Of the 57 supplemental funding measures that CRS examined over the past two decades, 25 contained no rescissions and 32 contained rescissions. Of those 32, 16 contain disaster relief and 16 did not. In other words, rescissions we no more likely to be included in an appropriation that contained disaster aid than one that did not. But most importantly in nearly all of the instances that rescissions were included in emergency disaster bills, the size of the rescission bore no comparison to the amount of money included for disaster aid. And based on the CRS analysis there was no explicit linkage between the rescissions and the disaster funding.
There is, however, one important exception. In December of 2005 Congress rescinded $23 billion from the disaster relief fund and then reappropriated those funds to other agencies to assume a share of the work in the Hurricane Katrina cleanup. This, however, is the exception that proves the rule. The $23 billion that was rescinded was originally appropriated by Congress in September as part of a $51 billion emergency supplemental—a bill that contained no rescissions or offsets of any kind. New emergency spending was being paid for by canceling old emergency spending.
So the only instance where there is evidence of offsetting disaster assistance with rescissions was simply a reallocation previously appropriated emergency funds—a reallocation sparked by widespread concerns that the Federal Emergency Management Administration had lost its capacity to effectively manage resources necessary for the relief effort.
This week the Senate reached a bipartisan agreement to simply kick the can down the road and provide another week to seek a compromise. The agreement provided a temporary fix for the ongoing cleanup efforts by the Federal Emergency Management Agency for the tropical storm devastation affecting numerous states in recent months, the storms and tornadoes that plagued wide areas of the Midwest and South in the spring and early summer, and other disasters for which federal relief efforts are ongoing.

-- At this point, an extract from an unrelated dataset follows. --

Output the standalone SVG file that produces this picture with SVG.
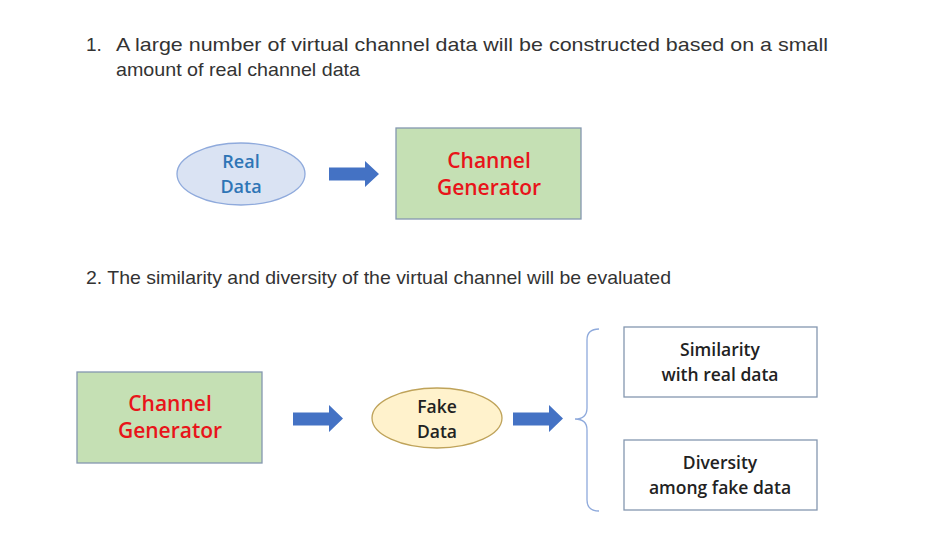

The Obama administration estimated that the money provided in the Senate compromise will be sufficient to allow these operations to go forward for a little less than two months. In the meantime there is still no resolution—and we can expect to hear the same old arguments about emergency spending and offsets.
The office of Majority Leader Cantor continues to actively misrepresent the facts concerning how Congress in recent years has handled emergency spending and whether or not offsetting natural disasters has been a common practice. Rep. Cantor is doing this because he hopes to shift the blame for the third major legislative impasse in six months to those who attemped to negotiate a resolution of spending differences with him less than two months ago. He should drop these ridiculous arguments and abide by the deal that will prevent a government shutdown and more embarrassing antics that nearly everyone else has grown sick of.
Scott Lilly is a Senior Fellow at the Center for American Progress.
Endnotes
[1]. Obligation essentially means that no contract or agreement had been signed specifying by the U.S. government specifying the work to be done or the amount to be paid.
[2]. After a contract to provide services to the government is signed it may take years for the money to actually be expended. Appropriated funds remain in the treasury until a specified segment of the work is completed. This process can take years for items such as the construction of a bridge or a power plant.